A Large-Scale Benchmark for the Incompressible Navier-Stokes Equations

Numerical methods for solving incompressible Navier-Stokes equations are widely applied and are among the most extensively studied. A plethora of approaches have been introduced targeting different applications and regimes; these methods vary in space discretization, choice of time integration scheme, or reduction of the non-linear equations to a sequence of simpler problems. While the theoretical properties of most of these variants are known, it is still difficult to pick the best option for a given problem, as practical performance of these methods has never been systematically compared over a varied set of geometries and boundary conditions. We introduce a collection of benchmark problems in 2D and 3D (geometry description and boundary conditions), including simple cases with known analytic solution, classical experimental setups, and complex geometries with fabricated solutions for evaluation of numerical schemes for incompressible Navier-Stokes equations in laminar flow regime. We compare the performance of a representative selection of most broadly used algorithms for Navier-Stokes equations on this set of problems. Where applicable, we compare the most common spatial discretization choices (unstructured triangle/tetrahedral meshes and structured or semi-structured quadrilateral/hexahedral meshes). The study shows that while the type of spatial discretization used has a minor impact on the accuracy of the solutions, the choice of time integration method, spatial discretization order, and the choice of solving the coupled equations or reducing them to simpler subproblems have very different properties. Methods that are directly solving the original equations tend to be more accurate than splitting approaches for the same number of degrees of freedom, but numerical or computational difficulty arise when they are scaled to larger problem sizes.
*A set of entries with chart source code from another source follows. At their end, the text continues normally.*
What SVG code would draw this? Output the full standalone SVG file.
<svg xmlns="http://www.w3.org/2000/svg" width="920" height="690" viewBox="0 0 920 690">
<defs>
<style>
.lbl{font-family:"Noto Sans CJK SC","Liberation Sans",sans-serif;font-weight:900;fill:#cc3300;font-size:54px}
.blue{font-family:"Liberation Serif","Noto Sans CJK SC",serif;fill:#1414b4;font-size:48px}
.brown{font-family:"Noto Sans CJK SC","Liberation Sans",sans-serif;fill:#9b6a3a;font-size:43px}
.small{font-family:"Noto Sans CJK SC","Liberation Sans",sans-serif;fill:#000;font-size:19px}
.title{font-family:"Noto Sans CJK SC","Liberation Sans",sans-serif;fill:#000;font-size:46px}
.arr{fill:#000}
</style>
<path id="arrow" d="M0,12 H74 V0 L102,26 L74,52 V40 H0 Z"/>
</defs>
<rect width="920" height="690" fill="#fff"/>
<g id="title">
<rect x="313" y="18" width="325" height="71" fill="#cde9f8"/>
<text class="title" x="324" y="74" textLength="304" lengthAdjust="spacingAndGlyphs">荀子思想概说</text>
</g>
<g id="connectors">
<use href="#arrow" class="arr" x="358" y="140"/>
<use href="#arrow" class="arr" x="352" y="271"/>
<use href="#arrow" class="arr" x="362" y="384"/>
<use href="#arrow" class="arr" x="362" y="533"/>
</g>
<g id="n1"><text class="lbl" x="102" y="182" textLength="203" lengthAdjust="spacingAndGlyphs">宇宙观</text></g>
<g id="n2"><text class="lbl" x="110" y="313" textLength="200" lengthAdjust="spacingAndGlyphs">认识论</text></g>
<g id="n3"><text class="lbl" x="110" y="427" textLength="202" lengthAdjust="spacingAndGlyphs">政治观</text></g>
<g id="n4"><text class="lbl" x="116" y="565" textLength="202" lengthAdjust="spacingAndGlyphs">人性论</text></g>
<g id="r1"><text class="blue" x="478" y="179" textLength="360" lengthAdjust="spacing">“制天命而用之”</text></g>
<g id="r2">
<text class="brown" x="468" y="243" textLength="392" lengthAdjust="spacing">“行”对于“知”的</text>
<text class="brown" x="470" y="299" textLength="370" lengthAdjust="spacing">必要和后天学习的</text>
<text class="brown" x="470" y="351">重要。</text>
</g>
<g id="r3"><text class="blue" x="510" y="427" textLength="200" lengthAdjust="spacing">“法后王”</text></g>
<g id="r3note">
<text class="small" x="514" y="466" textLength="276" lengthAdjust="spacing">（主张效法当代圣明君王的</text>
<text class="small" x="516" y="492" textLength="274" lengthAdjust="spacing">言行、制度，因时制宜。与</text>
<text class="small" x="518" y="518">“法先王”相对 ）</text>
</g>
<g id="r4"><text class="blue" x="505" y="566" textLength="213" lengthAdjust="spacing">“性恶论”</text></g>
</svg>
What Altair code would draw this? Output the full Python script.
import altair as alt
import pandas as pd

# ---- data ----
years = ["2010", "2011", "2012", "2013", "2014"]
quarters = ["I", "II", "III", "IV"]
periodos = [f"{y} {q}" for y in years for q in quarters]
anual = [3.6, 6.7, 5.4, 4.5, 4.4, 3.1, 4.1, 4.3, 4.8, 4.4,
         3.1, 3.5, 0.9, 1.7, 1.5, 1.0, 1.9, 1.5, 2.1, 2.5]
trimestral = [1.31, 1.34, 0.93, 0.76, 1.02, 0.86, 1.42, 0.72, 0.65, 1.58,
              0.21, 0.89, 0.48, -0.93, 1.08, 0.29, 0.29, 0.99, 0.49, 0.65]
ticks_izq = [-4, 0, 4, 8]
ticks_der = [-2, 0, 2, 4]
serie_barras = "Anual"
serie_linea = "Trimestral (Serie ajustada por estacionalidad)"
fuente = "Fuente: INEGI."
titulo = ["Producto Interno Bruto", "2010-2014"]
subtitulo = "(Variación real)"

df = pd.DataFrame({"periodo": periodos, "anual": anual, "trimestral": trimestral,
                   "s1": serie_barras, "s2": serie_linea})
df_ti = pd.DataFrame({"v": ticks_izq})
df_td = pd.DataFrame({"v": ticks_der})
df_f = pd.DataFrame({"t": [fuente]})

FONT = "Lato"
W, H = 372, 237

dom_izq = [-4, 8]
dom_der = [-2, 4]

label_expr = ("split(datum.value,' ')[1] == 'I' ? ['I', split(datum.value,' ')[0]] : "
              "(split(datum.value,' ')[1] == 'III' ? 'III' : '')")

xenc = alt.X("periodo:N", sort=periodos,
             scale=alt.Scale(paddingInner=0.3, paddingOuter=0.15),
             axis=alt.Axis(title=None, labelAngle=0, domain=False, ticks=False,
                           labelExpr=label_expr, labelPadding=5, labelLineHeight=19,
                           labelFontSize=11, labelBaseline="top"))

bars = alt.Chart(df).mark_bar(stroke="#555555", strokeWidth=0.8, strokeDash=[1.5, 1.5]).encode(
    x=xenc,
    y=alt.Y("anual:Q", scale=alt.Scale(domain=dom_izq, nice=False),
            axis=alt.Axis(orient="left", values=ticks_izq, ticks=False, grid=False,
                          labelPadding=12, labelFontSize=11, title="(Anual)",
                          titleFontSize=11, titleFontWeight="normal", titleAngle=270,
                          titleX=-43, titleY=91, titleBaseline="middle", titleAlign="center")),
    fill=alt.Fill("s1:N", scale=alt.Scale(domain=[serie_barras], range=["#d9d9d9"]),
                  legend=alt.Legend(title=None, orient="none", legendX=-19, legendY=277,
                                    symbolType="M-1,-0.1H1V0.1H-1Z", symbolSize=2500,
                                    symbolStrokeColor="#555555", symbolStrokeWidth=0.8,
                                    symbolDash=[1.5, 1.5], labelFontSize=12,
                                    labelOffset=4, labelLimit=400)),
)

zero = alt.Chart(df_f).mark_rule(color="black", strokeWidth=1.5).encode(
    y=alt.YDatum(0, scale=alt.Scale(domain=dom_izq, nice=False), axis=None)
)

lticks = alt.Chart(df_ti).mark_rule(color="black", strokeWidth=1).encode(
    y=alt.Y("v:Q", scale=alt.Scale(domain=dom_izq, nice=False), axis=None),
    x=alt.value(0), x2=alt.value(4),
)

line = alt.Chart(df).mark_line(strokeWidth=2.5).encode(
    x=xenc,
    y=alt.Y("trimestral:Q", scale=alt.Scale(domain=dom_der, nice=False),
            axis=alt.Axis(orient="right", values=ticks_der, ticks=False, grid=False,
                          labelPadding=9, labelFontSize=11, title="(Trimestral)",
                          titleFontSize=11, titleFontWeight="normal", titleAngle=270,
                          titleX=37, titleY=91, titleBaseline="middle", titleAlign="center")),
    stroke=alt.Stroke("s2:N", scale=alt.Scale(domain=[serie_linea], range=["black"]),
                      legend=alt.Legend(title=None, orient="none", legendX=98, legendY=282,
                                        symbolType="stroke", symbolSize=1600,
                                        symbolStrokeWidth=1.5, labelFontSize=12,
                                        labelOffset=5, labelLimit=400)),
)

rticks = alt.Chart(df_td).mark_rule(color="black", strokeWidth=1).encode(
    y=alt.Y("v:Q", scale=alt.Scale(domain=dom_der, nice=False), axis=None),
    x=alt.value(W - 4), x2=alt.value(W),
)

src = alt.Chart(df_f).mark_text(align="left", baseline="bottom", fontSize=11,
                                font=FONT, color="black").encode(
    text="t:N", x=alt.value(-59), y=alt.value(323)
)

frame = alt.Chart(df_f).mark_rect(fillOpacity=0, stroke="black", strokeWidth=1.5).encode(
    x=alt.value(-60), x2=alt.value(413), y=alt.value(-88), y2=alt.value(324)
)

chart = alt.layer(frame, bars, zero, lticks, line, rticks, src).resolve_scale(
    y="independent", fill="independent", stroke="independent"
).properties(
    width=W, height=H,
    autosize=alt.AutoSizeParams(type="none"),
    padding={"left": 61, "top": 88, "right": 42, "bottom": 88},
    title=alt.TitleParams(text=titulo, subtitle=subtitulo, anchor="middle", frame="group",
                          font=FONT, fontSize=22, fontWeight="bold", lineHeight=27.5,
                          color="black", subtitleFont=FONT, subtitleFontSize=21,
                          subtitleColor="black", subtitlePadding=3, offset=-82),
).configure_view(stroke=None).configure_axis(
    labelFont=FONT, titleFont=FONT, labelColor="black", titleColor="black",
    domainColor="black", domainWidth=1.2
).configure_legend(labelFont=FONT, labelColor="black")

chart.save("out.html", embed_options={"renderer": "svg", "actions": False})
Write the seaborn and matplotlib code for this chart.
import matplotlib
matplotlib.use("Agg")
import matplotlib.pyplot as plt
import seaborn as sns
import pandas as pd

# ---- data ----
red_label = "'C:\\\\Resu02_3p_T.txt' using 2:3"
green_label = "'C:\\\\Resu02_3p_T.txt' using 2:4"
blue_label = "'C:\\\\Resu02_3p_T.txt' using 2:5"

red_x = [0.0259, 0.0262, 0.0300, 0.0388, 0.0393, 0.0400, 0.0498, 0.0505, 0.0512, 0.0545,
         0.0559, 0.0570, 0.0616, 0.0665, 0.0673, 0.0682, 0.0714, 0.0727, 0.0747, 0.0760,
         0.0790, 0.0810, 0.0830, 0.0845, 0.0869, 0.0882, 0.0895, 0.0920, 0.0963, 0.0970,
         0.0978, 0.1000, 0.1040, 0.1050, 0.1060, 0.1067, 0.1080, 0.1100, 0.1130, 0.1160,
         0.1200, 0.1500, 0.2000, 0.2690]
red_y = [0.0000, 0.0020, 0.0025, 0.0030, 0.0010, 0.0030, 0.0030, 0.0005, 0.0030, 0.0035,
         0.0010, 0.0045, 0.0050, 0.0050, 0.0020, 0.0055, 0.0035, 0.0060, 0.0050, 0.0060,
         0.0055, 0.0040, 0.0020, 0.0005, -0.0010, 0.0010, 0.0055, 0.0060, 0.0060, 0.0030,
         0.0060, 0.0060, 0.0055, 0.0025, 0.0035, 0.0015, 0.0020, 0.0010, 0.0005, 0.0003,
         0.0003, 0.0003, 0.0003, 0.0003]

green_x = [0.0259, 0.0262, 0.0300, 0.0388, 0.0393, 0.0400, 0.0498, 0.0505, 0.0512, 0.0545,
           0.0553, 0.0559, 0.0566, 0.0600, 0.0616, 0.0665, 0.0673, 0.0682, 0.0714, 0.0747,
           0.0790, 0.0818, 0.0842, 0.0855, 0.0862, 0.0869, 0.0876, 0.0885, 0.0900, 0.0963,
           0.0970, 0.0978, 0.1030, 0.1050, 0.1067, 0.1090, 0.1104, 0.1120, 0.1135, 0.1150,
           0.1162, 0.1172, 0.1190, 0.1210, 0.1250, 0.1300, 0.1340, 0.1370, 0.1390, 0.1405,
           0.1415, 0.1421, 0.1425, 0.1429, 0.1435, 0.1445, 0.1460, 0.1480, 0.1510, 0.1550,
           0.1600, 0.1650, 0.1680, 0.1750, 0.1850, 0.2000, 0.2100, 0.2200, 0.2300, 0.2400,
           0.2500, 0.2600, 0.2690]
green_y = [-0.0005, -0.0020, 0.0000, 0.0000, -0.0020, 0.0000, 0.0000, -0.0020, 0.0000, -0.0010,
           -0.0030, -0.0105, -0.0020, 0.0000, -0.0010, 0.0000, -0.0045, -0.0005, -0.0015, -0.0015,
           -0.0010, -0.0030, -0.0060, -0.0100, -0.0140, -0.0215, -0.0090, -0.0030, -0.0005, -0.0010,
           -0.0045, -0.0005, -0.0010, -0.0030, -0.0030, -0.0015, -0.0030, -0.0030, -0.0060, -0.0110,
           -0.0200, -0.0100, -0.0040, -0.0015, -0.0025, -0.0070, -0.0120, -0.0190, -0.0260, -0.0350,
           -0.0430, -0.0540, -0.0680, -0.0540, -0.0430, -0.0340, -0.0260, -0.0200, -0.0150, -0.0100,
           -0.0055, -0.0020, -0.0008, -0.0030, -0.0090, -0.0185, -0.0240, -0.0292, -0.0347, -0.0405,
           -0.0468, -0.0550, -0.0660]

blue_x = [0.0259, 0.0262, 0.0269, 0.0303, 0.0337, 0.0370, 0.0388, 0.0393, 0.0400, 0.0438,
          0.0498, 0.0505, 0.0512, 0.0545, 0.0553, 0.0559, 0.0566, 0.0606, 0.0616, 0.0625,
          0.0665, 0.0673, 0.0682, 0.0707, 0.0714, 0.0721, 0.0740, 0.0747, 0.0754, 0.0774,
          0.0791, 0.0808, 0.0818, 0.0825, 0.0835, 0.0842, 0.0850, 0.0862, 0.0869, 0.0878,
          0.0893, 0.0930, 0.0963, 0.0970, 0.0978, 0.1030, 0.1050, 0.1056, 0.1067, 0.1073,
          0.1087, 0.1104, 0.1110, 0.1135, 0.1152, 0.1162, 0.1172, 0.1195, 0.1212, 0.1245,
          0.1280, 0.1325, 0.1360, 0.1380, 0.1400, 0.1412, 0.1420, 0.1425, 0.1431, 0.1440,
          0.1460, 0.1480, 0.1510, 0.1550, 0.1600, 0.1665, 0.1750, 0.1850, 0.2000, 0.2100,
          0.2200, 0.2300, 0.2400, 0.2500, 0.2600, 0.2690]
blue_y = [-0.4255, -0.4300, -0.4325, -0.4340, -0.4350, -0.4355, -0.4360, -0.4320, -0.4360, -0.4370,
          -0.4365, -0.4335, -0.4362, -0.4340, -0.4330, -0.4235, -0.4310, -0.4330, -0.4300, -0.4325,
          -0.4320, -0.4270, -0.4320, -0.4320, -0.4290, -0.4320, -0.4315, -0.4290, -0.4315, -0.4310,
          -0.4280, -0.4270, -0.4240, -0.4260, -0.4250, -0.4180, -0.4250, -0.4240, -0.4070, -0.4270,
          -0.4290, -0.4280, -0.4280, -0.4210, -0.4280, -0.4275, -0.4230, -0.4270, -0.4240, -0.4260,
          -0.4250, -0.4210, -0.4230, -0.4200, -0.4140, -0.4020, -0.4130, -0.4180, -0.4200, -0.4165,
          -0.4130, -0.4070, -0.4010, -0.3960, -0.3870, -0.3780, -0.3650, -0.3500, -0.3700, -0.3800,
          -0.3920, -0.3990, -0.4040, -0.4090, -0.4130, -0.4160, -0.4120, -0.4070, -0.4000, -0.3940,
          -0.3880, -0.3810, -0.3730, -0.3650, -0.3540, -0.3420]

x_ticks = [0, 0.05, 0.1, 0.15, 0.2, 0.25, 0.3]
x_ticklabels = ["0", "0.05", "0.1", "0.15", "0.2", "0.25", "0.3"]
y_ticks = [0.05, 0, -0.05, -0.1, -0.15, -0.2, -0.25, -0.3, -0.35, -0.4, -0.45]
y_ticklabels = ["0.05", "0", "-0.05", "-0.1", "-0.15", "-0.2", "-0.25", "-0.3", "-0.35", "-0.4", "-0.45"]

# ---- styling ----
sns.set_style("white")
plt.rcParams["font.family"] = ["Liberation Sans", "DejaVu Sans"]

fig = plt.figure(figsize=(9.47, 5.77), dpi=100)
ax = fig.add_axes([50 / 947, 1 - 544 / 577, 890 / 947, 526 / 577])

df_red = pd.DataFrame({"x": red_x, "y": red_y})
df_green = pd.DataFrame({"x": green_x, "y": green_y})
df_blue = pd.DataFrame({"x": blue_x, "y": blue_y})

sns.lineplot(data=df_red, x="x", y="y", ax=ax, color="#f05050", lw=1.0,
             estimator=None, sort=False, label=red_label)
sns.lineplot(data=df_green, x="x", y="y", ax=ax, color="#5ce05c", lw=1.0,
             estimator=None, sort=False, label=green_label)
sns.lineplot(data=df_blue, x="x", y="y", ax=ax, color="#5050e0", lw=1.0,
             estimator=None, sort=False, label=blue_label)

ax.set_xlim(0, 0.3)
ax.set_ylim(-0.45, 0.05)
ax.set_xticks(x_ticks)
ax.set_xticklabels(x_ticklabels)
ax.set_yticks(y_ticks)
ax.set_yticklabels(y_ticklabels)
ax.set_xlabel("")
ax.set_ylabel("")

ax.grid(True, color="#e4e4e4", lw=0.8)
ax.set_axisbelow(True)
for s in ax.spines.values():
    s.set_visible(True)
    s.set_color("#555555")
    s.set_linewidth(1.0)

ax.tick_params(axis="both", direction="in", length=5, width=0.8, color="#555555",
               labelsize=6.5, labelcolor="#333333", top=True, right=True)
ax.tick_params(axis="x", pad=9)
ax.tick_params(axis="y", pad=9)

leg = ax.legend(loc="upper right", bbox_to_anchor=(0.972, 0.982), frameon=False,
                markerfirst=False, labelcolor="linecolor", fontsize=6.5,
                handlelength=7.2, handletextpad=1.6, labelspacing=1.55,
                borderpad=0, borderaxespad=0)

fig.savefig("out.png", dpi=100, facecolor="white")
Low-order splitting methods are less accurate, but scale more easily to large problems, while higher-order splitting methods are accurate but require dense time discretizations to be stable. We release the description of the experiments and an implementation of our benchmark, which we believe will enable statistically significant comparisons with the state of the art as new approaches for solving the incompressible Navier-Stokes equations are introduced.